During the winter my cuticles and the sides of my nails get extremely dry and irritated ... is there something I can do to remedy this?


----------



## zadidoll (Jan 26, 2012)

Do you mean the skin around your nails? If so that's the *eponychium* which is misidentified as the cuticle. Then again who can say or remember *eponychium* lol? Seriously though, the skin around the nails is very tender and thin, similar to your eyelids being tender and thin, and as a result needs to be pampered. Best thing to do is to give yourself an oil hand bath once at least once a week in the winter and wear gloves when possible even if it's not super cold outside.

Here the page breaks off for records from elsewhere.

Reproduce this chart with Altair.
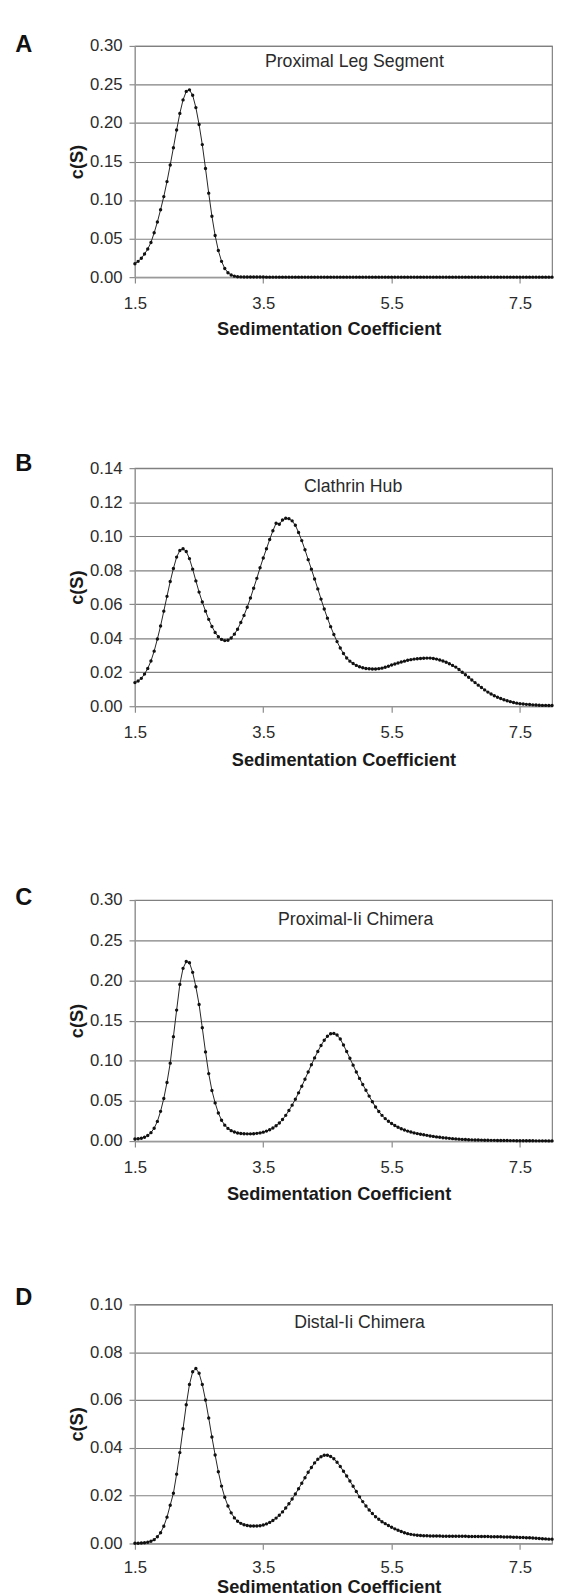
import altair as alt
import pandas as pd

# sedimentation coefficient grid (S) shared by all four panels
S_GRID = [
    1.50, 1.55, 1.60, 1.65, 1.70, 1.75, 1.80, 1.85, 1.90, 1.95,
    2.00, 2.05, 2.10, 2.15, 2.20, 2.25, 2.30, 2.35, 2.40, 2.45,
    2.50, 2.55, 2.60, 2.65, 2.70, 2.75, 2.80, 2.85, 2.90, 2.95,
    3.00, 3.05, 3.10, 3.15, 3.20, 3.25, 3.30, 3.35, 3.40, 3.45,
    3.50, 3.55, 3.60, 3.65, 3.70, 3.75, 3.80, 3.85, 3.90, 3.95,
    4.00, 4.05, 4.10, 4.15, 4.20, 4.25, 4.30, 4.35, 4.40, 4.45,
    4.50, 4.55, 4.60, 4.65, 4.70, 4.75, 4.80, 4.85, 4.90, 4.95,
    5.00, 5.05, 5.10, 5.15, 5.20, 5.25, 5.30, 5.35, 5.40, 5.45,
    5.50, 5.55, 5.60, 5.65, 5.70, 5.75, 5.80, 5.85, 5.90, 5.95,
    6.00, 6.05, 6.10, 6.15, 6.20, 6.25, 6.30, 6.35, 6.40, 6.45,
    6.50, 6.55, 6.60, 6.65, 6.70, 6.75, 6.80, 6.85, 6.90, 6.95,
    7.00, 7.05, 7.10, 7.15, 7.20, 7.25, 7.30, 7.35, 7.40, 7.45,
    7.50, 7.55, 7.60, 7.65, 7.70, 7.75, 7.80, 7.85, 7.90, 7.95,
    8.00,
]

# A: Proximal Leg Segment
A_CS = [
    0.0174, 0.0205, 0.0245, 0.0300, 0.0365, 0.0450, 0.0575, 0.0715, 0.0875, 0.1045,
    0.1240, 0.1455, 0.1680, 0.1910, 0.2125, 0.2300, 0.2410, 0.2430, 0.2360, 0.2200,
    0.1980, 0.1720, 0.1410, 0.1090, 0.0790, 0.0540, 0.0345, 0.0205, 0.0112, 0.0058,
    0.0028, 0.0013, 0.0006, 0.0003, 0.0002, 0.0001, 0.0001, 0.0001, 0.0001, 0.0001,
    0.0001, 0.0, 0.0, 0.0, 0.0, 0.0, 0.0, 0.0, 0.0, 0.0,
    0.0, 0.0, 0.0, 0.0, 0.0, 0.0, 0.0, 0.0, 0.0, 0.0,
    0.0, 0.0, 0.0, 0.0, 0.0, 0.0, 0.0, 0.0, 0.0, 0.0,
    0.0, 0.0, 0.0, 0.0, 0.0, 0.0, 0.0, 0.0, 0.0, 0.0,
    0.0, 0.0, 0.0, 0.0, 0.0, 0.0, 0.0, 0.0, 0.0, 0.0,
    0.0, 0.0, 0.0, 0.0, 0.0, 0.0, 0.0, 0.0, 0.0, 0.0,
    0.0, 0.0, 0.0, 0.0, 0.0, 0.0, 0.0, 0.0, 0.0, 0.0,
    0.0, 0.0, 0.0, 0.0, 0.0, 0.0, 0.0, 0.0, 0.0, 0.0,
    0.0, 0.0, 0.0, 0.0, 0.0, 0.0, 0.0, 0.0, 0.0, 0.0,
    0.0,
]

# B: Clathrin Hub
B_CS = [
    0.0139, 0.0148, 0.0164, 0.0189, 0.0222, 0.0266, 0.0324, 0.0395, 0.0472, 0.0559,
    0.0646, 0.0733, 0.0810, 0.0877, 0.0916, 0.0926, 0.0910, 0.0868, 0.0806, 0.0737,
    0.0671, 0.0613, 0.0559, 0.0511, 0.0469, 0.0434, 0.0409, 0.0393, 0.0386, 0.0388,
    0.0401, 0.0424, 0.0453, 0.0492, 0.0534, 0.0582, 0.0636, 0.0694, 0.0752, 0.0814,
    0.0872, 0.0926, 0.0980, 0.1032, 0.1076, 0.1070, 0.1095, 0.1105, 0.1103, 0.1090,
    0.1064, 0.1022, 0.0974, 0.0920, 0.0862, 0.0806, 0.0748, 0.0690, 0.0630, 0.0572,
    0.0518, 0.0468, 0.0422, 0.0380, 0.0342, 0.0310, 0.0284, 0.0265, 0.0251, 0.0240,
    0.0232, 0.0226, 0.0222, 0.0220, 0.0219, 0.0219, 0.0221, 0.0224, 0.0229, 0.0235,
    0.0242, 0.0248, 0.0254, 0.0260, 0.0265, 0.0270, 0.0274, 0.0277, 0.0279, 0.0281,
    0.0282, 0.0283, 0.0283, 0.0281, 0.0277, 0.0272, 0.0266, 0.0259, 0.0250, 0.0240,
    0.0230, 0.0216, 0.0200, 0.0185, 0.0170, 0.0154, 0.0139, 0.0124, 0.0110, 0.0096,
    0.0083, 0.0072, 0.0062, 0.0053, 0.0045, 0.0038, 0.0032, 0.0027, 0.0022, 0.0018,
    0.0015, 0.0013, 0.0011, 0.0010, 0.0008, 0.0007, 0.0006, 0.0005, 0.0005, 0.0004,
    0.0004,
]

# C: Proximal-Ii Chimera
C_CS = [
    0.0025, 0.0028, 0.0035, 0.0048, 0.0070, 0.0105, 0.0160, 0.0245, 0.0370, 0.0530,
    0.0730, 0.0970, 0.1300, 0.1630, 0.1950, 0.2150, 0.2235, 0.2220, 0.2100, 0.1920,
    0.1700, 0.1410, 0.1110, 0.0840, 0.0630, 0.0475, 0.0350, 0.0260, 0.0198, 0.0158,
    0.0130, 0.0112, 0.0101, 0.0095, 0.0091, 0.0090, 0.0090, 0.0092, 0.0096, 0.0102,
    0.0111, 0.0124, 0.0140, 0.0162, 0.0190, 0.0225, 0.0268, 0.0320, 0.0380, 0.0447,
    0.0520, 0.0600, 0.0683, 0.0770, 0.0860, 0.0950, 0.1035, 0.1115, 0.1190, 0.1255,
    0.1305, 0.1335, 0.1340, 0.1320, 0.1270, 0.1195, 0.1115, 0.1030, 0.0945, 0.0860,
    0.0780, 0.0705, 0.0632, 0.0560, 0.0490, 0.0425, 0.0368, 0.0320, 0.0280, 0.0246,
    0.0218, 0.0193, 0.0172, 0.0153, 0.0137, 0.0124, 0.0112, 0.0102, 0.0093, 0.0085,
    0.0078, 0.0071, 0.0064, 0.0058, 0.0052, 0.0047, 0.0042, 0.0038, 0.0034, 0.0030,
    0.0027, 0.0024, 0.0021, 0.0019, 0.0017, 0.0015, 0.0014, 0.0013, 0.0012, 0.0011,
    0.0010, 0.0009, 0.0009, 0.0008, 0.0008, 0.0007, 0.0007, 0.0006, 0.0006, 0.0005,
    0.0005, 0.0005, 0.0004, 0.0004, 0.0004, 0.0003, 0.0003, 0.0003, 0.0003, 0.0002,
    0.0002,
]

# D: Distal-Ii Chimera
D_CS = [
    0.0001, 0.0001, 0.0002, 0.0003, 0.0005, 0.0009, 0.0016, 0.0028, 0.0045, 0.0072,
    0.0110, 0.0160, 0.0210, 0.0290, 0.0380, 0.0480, 0.0580, 0.0665, 0.0718, 0.0732,
    0.0712, 0.0665, 0.0600, 0.0525, 0.0445, 0.0370, 0.0300, 0.0240, 0.0193, 0.0157,
    0.0128, 0.0107, 0.0093, 0.0084, 0.0078, 0.0075, 0.0073, 0.0073, 0.0073, 0.0074,
    0.0077, 0.0082, 0.0088, 0.0096, 0.0106, 0.0118, 0.0132, 0.0148, 0.0166, 0.0186,
    0.0207, 0.0229, 0.0252, 0.0275, 0.0298, 0.0318, 0.0337, 0.0352, 0.0363, 0.0369,
    0.0369, 0.0364, 0.0354, 0.0340, 0.0322, 0.0302, 0.0282, 0.0261, 0.0239, 0.0217,
    0.0195, 0.0175, 0.0157, 0.0140, 0.0125, 0.0112, 0.0101, 0.0091, 0.0083, 0.0075,
    0.0068, 0.0061, 0.0055, 0.0050, 0.0045, 0.0041, 0.0038, 0.0036, 0.0034, 0.0033,
    0.0032, 0.0032, 0.0031, 0.0031, 0.0031, 0.0031, 0.0030, 0.0030, 0.0030, 0.0030,
    0.0030, 0.0030, 0.0030, 0.0030, 0.0029, 0.0029, 0.0029, 0.0029, 0.0029, 0.0029,
    0.0029, 0.0028, 0.0028, 0.0028, 0.0028, 0.0027, 0.0027, 0.0027, 0.0026, 0.0026,
    0.0025, 0.0025, 0.0024, 0.0024, 0.0023, 0.0022, 0.0021, 0.0020, 0.0019, 0.0018,
    0.0018,
]

LETTERS = ["A", "B", "C", "D"]
NAMES = ["Proximal Leg Segment", "Clathrin Hub", "Proximal-Ii Chimera", "Distal-Ii Chimera"]
SERIES = [A_CS, B_CS, C_CS, D_CS]
Y_MAX = [0.30, 0.14, 0.30, 0.10]
Y_TICKS = [
    [0.00, 0.05, 0.10, 0.15, 0.20, 0.25, 0.30],
    [0.00, 0.02, 0.04, 0.06, 0.08, 0.10, 0.12, 0.14],
    [0.00, 0.05, 0.10, 0.15, 0.20, 0.25, 0.30],
    [0.00, 0.02, 0.04, 0.06, 0.08, 0.10],
]
X_TICKS = [1.5, 3.5, 5.5, 7.5]
X_DOMAIN = [1.5, 8.0]
NAME_AT = [4.92, 4.90, 4.94, 5.00]

# layout (pixels)
W = 424
HEIGHTS = [235, 242, 245, 243]
LETTER_Y = [-0.6, -4.6, -1.6, -6.6]
NAME_Y = [16, 19, 20.5, 19.5]
XLABEL_PAD = [12.7, 12.7, 12.7, 10.5]
XTITLE_X = [197, 212, 207, 197]
XTITLE_Y = [52, 54, 53, 43.5]

FONT = "Liberation Sans"
INK = "#1a1a1a"
GRID = "#808080"


def panel(i):
    df = pd.DataFrame({"s": S_GRID, "c": SERIES[i]})
    h = HEIGHTS[i]
    x = alt.X(
        "s:Q",
        scale=alt.Scale(domain=X_DOMAIN, nice=False, zero=False),
        axis=alt.Axis(
            values=X_TICKS, format=".1f", title="Sedimentation Coefficient",
            grid=False, ticks=True, tickSize=6, labelPadding=XLABEL_PAD[i],
            labelFlush=False, titleX=XTITLE_X[i], titleY=XTITLE_Y[i],
            titleBaseline="middle",
        ),
    )
    y = alt.Y(
        "c:Q",
        scale=alt.Scale(domain=[0, Y_MAX[i]], nice=False),
        axis=alt.Axis(
            values=Y_TICKS[i], format=".2f", title="c(S)", grid=True,
            tickSize=6, labelPadding=7, labelFlush=False,
            titleX=-59, titleY=h / 2, titleBaseline="middle", titleAngle=270,
        ),
    )
    base = alt.Chart(df)
    line = base.mark_line(color="#222222", strokeWidth=1).encode(x=x, y=y)
    pts = base.mark_point(filled=True, shape="circle", size=12, color="#111111",
                          opacity=1).encode(x=x, y=y)
    name = alt.Chart(pd.DataFrame({"t": [NAMES[i]]})).mark_text(
        font=FONT, fontSize=18, color="#2a2a2a", baseline="middle", align="center"
    ).encode(x=alt.datum(NAME_AT[i]), y=alt.value(NAME_Y[i]), text="t:N")
    letter = alt.Chart(pd.DataFrame({"t": [LETTERS[i]]})).mark_text(
        font=FONT, fontSize=24, fontWeight="bold", color="#111111",
        baseline="middle", align="center"
    ).encode(x=alt.value(-113), y=alt.value(LETTER_Y[i]), text="t:N")
    return alt.layer(line, pts, name, letter).properties(width=W, height=h)


pA, pB, pC, pD = [panel(i) for i in range(4)]

ab = alt.vconcat(pA, pB, spacing=113.15)
abc = alt.vconcat(ab, pC, spacing=117.15)
chart = alt.vconcat(abc, pD, spacing=82.15).properties(
    padding={"top": 11.4, "left": 6, "right": 0, "bottom": 0},
    background="white",
).configure_view(
    stroke=GRID, strokeWidth=1.2
).configure_axis(
    labelFont=FONT, labelFontSize=17, labelColor="#2b2b2b",
    titleFont=FONT, titleFontSize=18.5, titleFontWeight="bold", titleColor=INK,
    domainColor="#9a9a9a", domainWidth=1.2, tickColor="#8a8a8a", tickWidth=1.2,
    gridColor=GRID, gridWidth=1.2, gridOpacity=1,
)

chart.save("out.html", embed_options={"renderer": "svg", "actions": False})
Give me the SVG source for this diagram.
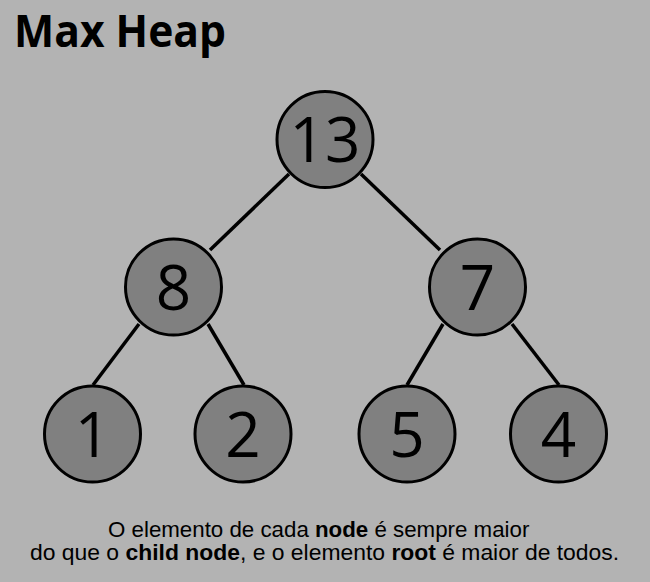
<svg xmlns="http://www.w3.org/2000/svg" width="650" height="582" viewBox="0 0 650 582">
<style>
.node circle{fill:#808080;stroke:#000;stroke-width:3}
.node text{font-family:"Open Sans","DejaVu Sans",sans-serif;font-size:62px;fill:#000;text-anchor:middle}
.edge{stroke:#000;stroke-width:3.5;fill:none}
.cap{font-family:"Liberation Sans",Arial,sans-serif;fill:#000}
.b{font-weight:bold}
</style>
<rect width="650" height="582" fill="#b3b3b3"/>
<text x="14" y="47" font-family="'Open Sans','DejaVu Sans',sans-serif" font-weight="bold" font-size="44" textLength="212" lengthAdjust="spacingAndGlyphs">Max Heap</text>
<g id="connectors">
<line class="edge" x1="289" y1="174" x2="210" y2="250"/>
<line class="edge" x1="361" y1="174" x2="440" y2="250"/>
<line class="edge" x1="139" y1="324" x2="93" y2="385"/>
<line class="edge" x1="208" y1="324" x2="244" y2="385"/>
<line class="edge" x1="443" y1="324" x2="407" y2="385"/>
<line class="edge" x1="512" y1="324" x2="559" y2="385"/>
</g>
<g id="node13" class="node"><circle cx="325" cy="139.5" r="48"/><text x="325" y="162">13</text></g>
<g id="node8" class="node"><circle cx="173.5" cy="287" r="48"/><text x="173.5" y="310">8</text></g>
<g id="node7" class="node"><circle cx="477.5" cy="287" r="48"/><text x="477.5" y="310">7</text></g>
<g id="node1" class="node"><circle cx="92.5" cy="434" r="48"/><text x="92.5" y="457">1</text></g>
<g id="node2" class="node"><circle cx="243" cy="434" r="48"/><text x="243" y="457">2</text></g>
<g id="node5" class="node"><circle cx="407" cy="434" r="48"/><text x="407" y="457">5</text></g>
<g id="node4" class="node"><circle cx="558.5" cy="434" r="48"/><text x="558.5" y="457">4</text></g>
<text class="cap" font-size="22.3" x="108" y="537">O elemento de cada <tspan class="b">node</tspan> é sempre maior</text>
<text class="cap" font-size="22.9" x="30" y="560">do que o <tspan class="b">child node</tspan>, e o elemento <tspan class="b">root</tspan> é maior de todos.</text>
</svg>
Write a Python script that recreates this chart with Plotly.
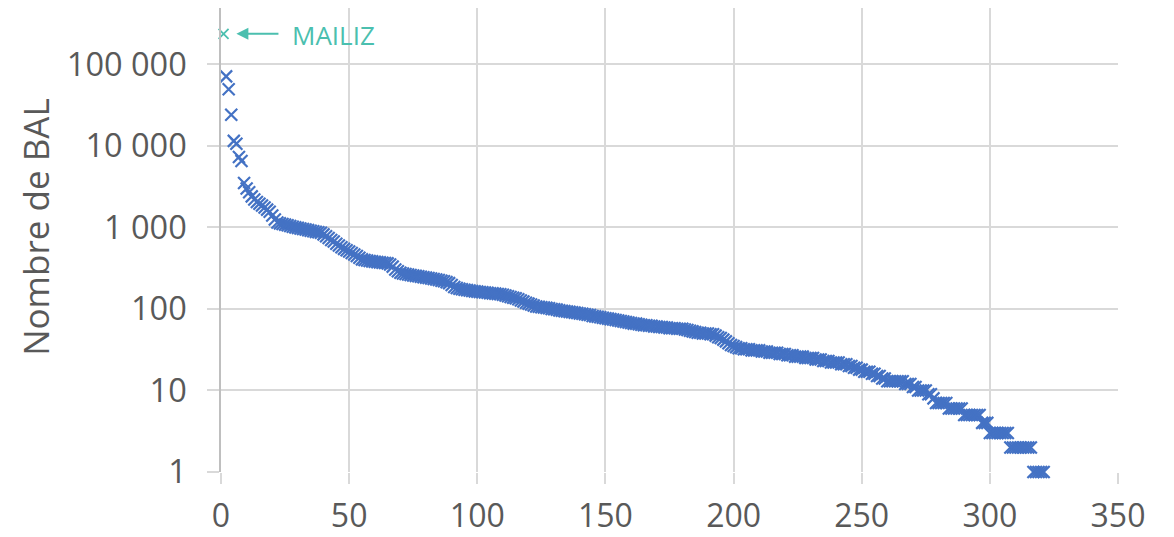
import math
import plotly.graph_objects as go

# ---- data ----
mailiz_rank = 1
mailiz_value = 236000
mailiz_label = "MAILIZ"

# number of BAL per rank, ranks 2..321
head_values = [71000, 49500, 24000, 11500, 10600, 7300, 6500, 3500, 3000,
               2700, 2400, 2200, 2050, 1950, 1850, 1750, 1650, 1550, 1400,
               1250, 1150, 1120, 1100, 1080, 1060, 1040, 1020, 1000, 985,
               970, 955, 940, 925, 910, 895, 880, 870, 860, 820, 780, 740,
               700, 670, 630, 600, 570, 545, 525, 505, 485, 465, 445, 425,
               405, 398, 392, 387, 383, 379, 375, 372, 368, 365, 362, 350,
               330, 305, 290, 278, 272, 268, 264, 260, 257, 254, 251, 248,
               245, 242, 239, 236, 233, 230, 226, 222, 218, 213, 207, 196,
               186, 180, 177, 174, 172, 170, 168, 166, 164, 163]
mid_values = [161, 160, 159, 158, 156, 155, 154, 152, 151, 149, 146, 143,
              140, 137, 135, 131, 127, 123, 119, 116, 113, 110, 107, 106,
              105, 104, 103, 102, 100, 99, 98, 96, 95, 94, 93, 92, 91, 90,
              89, 88, 87, 86, 85, 84, 82, 81, 80, 79, 78, 77, 76, 75, 74,
              73, 72, 71, 70, 69, 68, 67, 66, 66, 65, 64, 63, 63, 62, 62,
              61, 61, 60, 60, 59, 59, 58, 58, 58, 57, 57, 57, 56, 55, 54,
              53, 52, 51, 51, 50, 50, 50, 49, 49, 47, 45, 44, 42, 40, 38,
              36, 35]
tail_values = [34, 33, 33, 32, 32, 32, 31, 31, 31, 31, 30, 30, 30, 29, 29,
               29, 29, 28, 28, 28, 27, 27, 27, 26, 26, 26, 26, 25, 25, 25,
               25, 24, 24, 24, 23, 23, 23, 22, 22, 22, 22, 21, 21, 21, 20,
               20, 19, 19, 18, 18, 17, 17, 17, 16, 16, 15, 15, 14, 14, 13,
               13, 13, 13, 13, 13, 13, 12, 12, 12, 11, 11, 10, 10, 10, 10,
               9, 9, 8, 7, 7, 7, 7, 7, 6, 6, 6, 6, 6, 6, 5, 5, 5, 5, 5, 5,
               5, 4, 4, 4, 3, 3, 3, 3, 3, 3, 3, 3, 2, 2, 2, 2, 2, 2, 2, 2,
               2, 1, 1, 1, 1, 1]

x_ticks = [0, 50, 100, 150, 200, 250, 300, 350]
y_tick_vals = [1, 10, 100, 1000, 10000, 100000]
y_tick_text = ["1", "10", "100", "1 000", "10 000", "100 000"]
y_title = "Nombre de BAL"

# ---- build ----
other_values = head_values + mid_values + tail_values
other_ranks = list(range(mailiz_rank + 1, mailiz_rank + 1 + len(other_values)))

BLUE = "#4472C4"
TEAL = "#4BBFAF"
GRID = "#D9D9D9"
TXT = "#595959"
FONT = "Open Sans"
FS = 32.5

fig = go.Figure()
fig.add_trace(go.Scatter(
    x=other_ranks, y=other_values, mode="markers", cliponaxis=False,
    marker=dict(symbol="x-thin", size=12, line=dict(width=2.2, color=BLUE), color=BLUE),
    showlegend=False, hoverinfo="x+y"))
fig.add_trace(go.Scatter(
    x=[mailiz_rank], y=[mailiz_value], mode="markers", cliponaxis=False,
    marker=dict(symbol="x-thin", size=10, line=dict(width=1.8, color=TEAL), color=TEAL),
    showlegend=False, hoverinfo="x+y"))

ly = math.log10(mailiz_value)
# arrow
fig.add_annotation(x=6, y=ly, ax=23, ay=ly, xref="x", yref="y", axref="x", ayref="y",
                   text="", showarrow=True, arrowhead=2, arrowsize=1.2, arrowwidth=2,
                   arrowcolor=TEAL)
# label
fig.add_annotation(x=27, y=ly - 0.01, xref="x", yref="y", text=mailiz_label,
                   showarrow=False, xanchor="left", yanchor="middle",
                   font=dict(family=FONT, size=26, color=TEAL))
# y title
fig.add_annotation(x=-0.207, y=0.527, xref="paper", yref="paper", text=y_title,
                   textangle=-90, showarrow=False, xanchor="center", yanchor="middle",
                   font=dict(family=FONT, size=35, color=TXT))

fig.update_layout(
    width=1174, height=537,
    margin=dict(l=221, r=56, t=8, b=65, pad=0, autoexpand=False),
    paper_bgcolor="white", plot_bgcolor="white",
    font=dict(family=FONT, size=FS, color=TXT),
)
fig.update_xaxes(range=[0, 350], tickvals=x_ticks, showgrid=True, gridcolor=GRID,
                 gridwidth=1.5, zeroline=False, showline=False, automargin=False,
                 ticks="outside", ticklen=11, tickcolor=GRID, tickwidth=1.5,
                 tickfont=dict(family=FONT, size=32, color=TXT), ticklabelstandoff=5)
fig.update_yaxes(type="log", range=[0, 5.69], tickvals=y_tick_vals, ticktext=y_tick_text,
                 showgrid=True, gridcolor=GRID, gridwidth=1.5, zeroline=False,
                 showline=True, linecolor="#BFBFBF", linewidth=1.5, automargin=False,
                 ticks="outside", ticklen=12, tickcolor=GRID, tickwidth=1.5,
                 tickfont=dict(family=FONT, size=FS, color=TXT), ticklabelstandoff=14)

fig.write_html("out.html", config={"displayModeBar": False},
               post_script="document.body.style.margin='0';document.body.style.overflow='hidden';")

A pair of cotton gloves to wool gloves to leather gloves - any to keep the cold, dry winter air off your hands is best. At night if your skin is really bad then try some kind of thick lotion or cream and wear a pair of non-latex gloves for an hour before bed and allow your skin to absorb it.


----------



## Pancua (Jan 26, 2012)

Zadidoll gave some really great advice but you may have to play with different lotions before you find the one that works the best for you.


----------



## isa170 (Feb 1, 2012)

ah, yes, my mistake ... great to know it is called eponychium and will give that a try.


----------



## zadidoll (Feb 1, 2012)

It's the industry who misleads people into thinking it's called the cuticle. No oil or product will soften or get rid of the real cuticle but let's face it, how many can properly pronounce *eponychium* much less spell it. LOL


----------



## lolaB (Feb 2, 2012)

Semantics aside, I think LUSH Lemony Flutter is one of the most moisturizing butters out there. Maybe that would work for you. Also, there are ways to care for your skin from the inside out. Vitamins A, C, and E, Zinc, and omega 3's are all great for skin health. Staying hydrated is important as well.


----------